The more you crawl, the more you scrape, because once web crawlers start crawling a page, they discover new pages via links. Those pages can be then further crawled, thus adding more volume of data that needs to be scraped and exported. It is a complex and interesting process on which many companies base their business strategy on.
However, due to complex and often confusing policies and regulations, these practices will eventually encounter some obstacles.
What are the challenges you need to overcome when collecting data?
There are some things that need to be taken into consideration when collecting data across the Web. This is why sometimes you might encounter one or more obstacles, so let’s list the most common ones.
While web scraping is not an illegal practice, policies vary among sites. Some sites have strict, anti-scraping policies, mainly due to their competitive nature. In addition, web scraping is really heavy on server resources, thus affecting the site’s performance.
So, the first challenge companies need to overcome is making sure the websites they are about to scrape can, in fact, be scraped successfully and legally. As web scraping is such an insightful tool and with the immense effect it has on businesses, it should be done efficiently and responsibly.
Captchas are another difficult obstacle to surmount. Due to the automatic nature of the scraping process, captchas have become quite efficient at blocking scrapers. Captchas help differentiate between humans and bots, so beware of such implementations.
You should know companies can offer anti-bot and anti-scraping services for websites. Some web application firewalls also have some anti-bot capabilities, although limited. In most cases, this is not usually a significant challenge when web scraping.

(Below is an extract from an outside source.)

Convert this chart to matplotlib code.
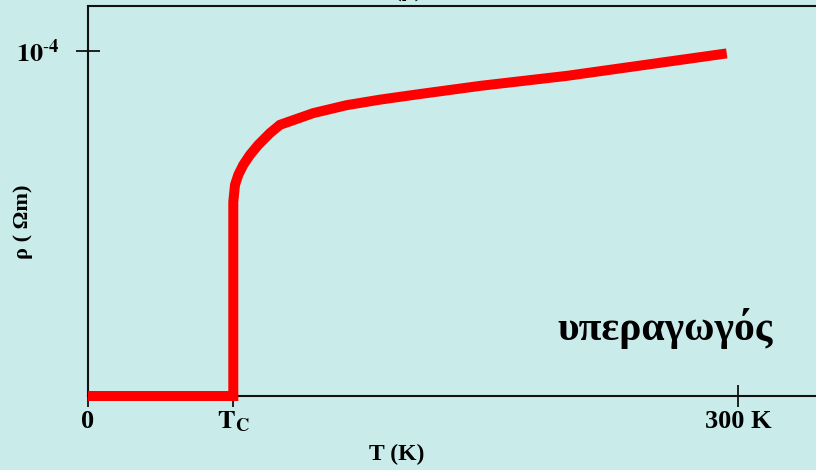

IP blacklisting is another risk that needs to be carefully dealt with. Some websites can block IP addresses either manually or based on criteria such as geolocation and DNSRBL(Domain Name System Blacklist). In this case, you could resort to rotating IPs, but you cannot know their reputation and efficiency beforehand. So you risk getting your hands on a rotation of IPs that are already blocked. In addition, you would commit to getting taxed by traffic, and the respective costs are often difficult to predict.
A more viable and cost efficient solution would be to make sure you are using dedicated IP addresses. They are geolocated and can be pre-tested to check if they meet your requirements. Dedicated IPv4 and IPv6 addresses can ensure you will not get blocked from the websites you want to scrape and managing them is completely up to you.
Websites can declare if crawling is allowed or not in the robots.txt file and allow partial access, limit the crawl rate, specify the optimal time to crawl, and more. This file is the most important part of the web scraping process. It specifies the policies and regulations of that specific website and indicates whether data collection is allowed or not, in order to avoid overloading the site with requests.
Honeypot traps are another common challenge that needs to be properly addressed. There are pages inside some websites that a human will never click on but a web scraper bot that is accessing every possible link might. These are specifically designed for web scrapers and once the honey pot links are clicked, it’s highly likely that you will get banned from that site.
Conclusion
Data collection is a formidable advantage for numerous companies and businesses. If done correctly and responsibly, the outcome will be extremely fruitful. Companies need to make sure they are allowed to legally scrape the desired websites and be considerate of the website and server resources they are targeting.
Web crawling and web scraping are quite different in their nature, but they serve almost the same purpose and often, if not always, go hand in hand. It is important to know which method of web scraping is best for your scenario and make sure the choice is relevant to your technical skills. Having mastered that, your business will thrive and you will successfully adapt your strategy to outmatch the competition.